Save This Spacesuit

Find out how experts rescued a piece of history.

On July 20, 1969, millions of Americans were glued to their TVs. They were watching Neil Armstrong become the first person to walk on the moon.

Scientists had been working on sending a person to the moon for nearly 10 years. NASA, the American space agency, practiced by sending people into space to orbit Earth. Then, after years of preparation, it launched Apollo 11—the first mission to land on the moon.

On the moon, Armstrong had to wear a special suit. The moon has almost no atmosphere. His suit kept him at a safe temperature and gave him air to breathe.

Suit Breakdown


For many years, Armstrong’s spacesuit was displayed at the National Air and Space Museum in Washington, D.C. In 2006, scientists realized it was starting to show signs of age. The fabric was stained. The colors were fading. The metal pieces on the front were falling apart.

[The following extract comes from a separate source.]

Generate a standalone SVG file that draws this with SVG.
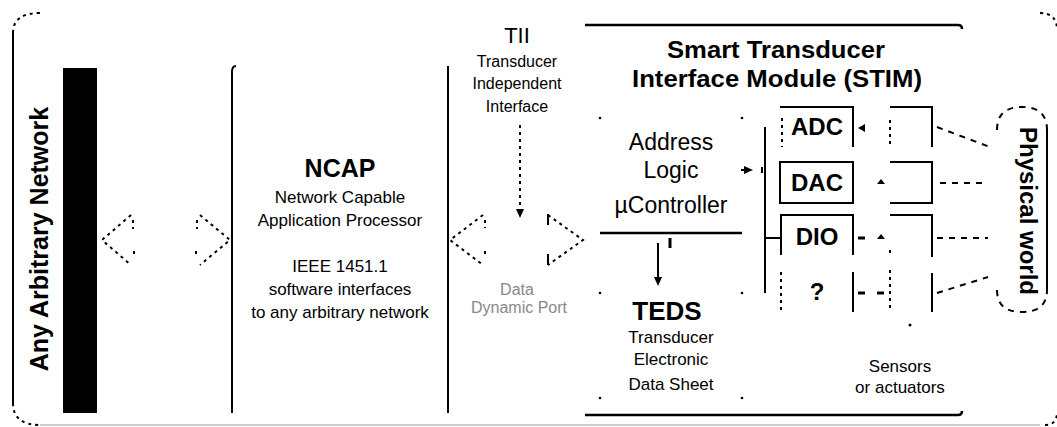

“The suit was made to last only long enough to get an astronaut to the moon and back,” says Lisa Young. She is a conservator responsible for taking care of Armstrong’s spacesuit.

To fix his suit, Young needed to understand how it was made all those years ago. The suit is made up of 24 different materials. The outer layer is “Beta cloth,” a strong material that doesn’t rip. Under the Beta cloth are layers of material that protect against the moon’s temperature swings and block dangerous radiation from the sun.

The final layer is an inner bladder made of rubber. Normally the weight of Earth’s atmosphere puts pressure on the body. On the moon, the bladder would do that job. It squeezed Armstrong’s body to create pressure. Over the years, exposure to light, oxygen, and temperature changes on Earth made the bladder crack and change shape, says Young.

Inside and Out

Scientists carefully examined the suit. They took many measurements. Workers also used X-rays to see some of the inner layers of Armstrong’s suit. Using these images, they made a three-dimensional (3-D) model of the suit (see Out-of-This-World Design).

On Display

Young spent 13 years conserving Armstrong’s suit. She wanted to fix it so it looked like it did when it got back from the moon—not so it would look brand-new.

The team cleaned the fabric, but they didn’t want to accidentally remove tiny pieces of moon dust. “Preserving Armstrong’s suit reminds us about what it took to visit another world,” says Young. “It also gets us thinking about where we’ll go next.”

The suit is now on display in a special case at the museum. That new case has better light, humidity, and a controlled temperature. It also removes chemicals from the air that could harm the suit.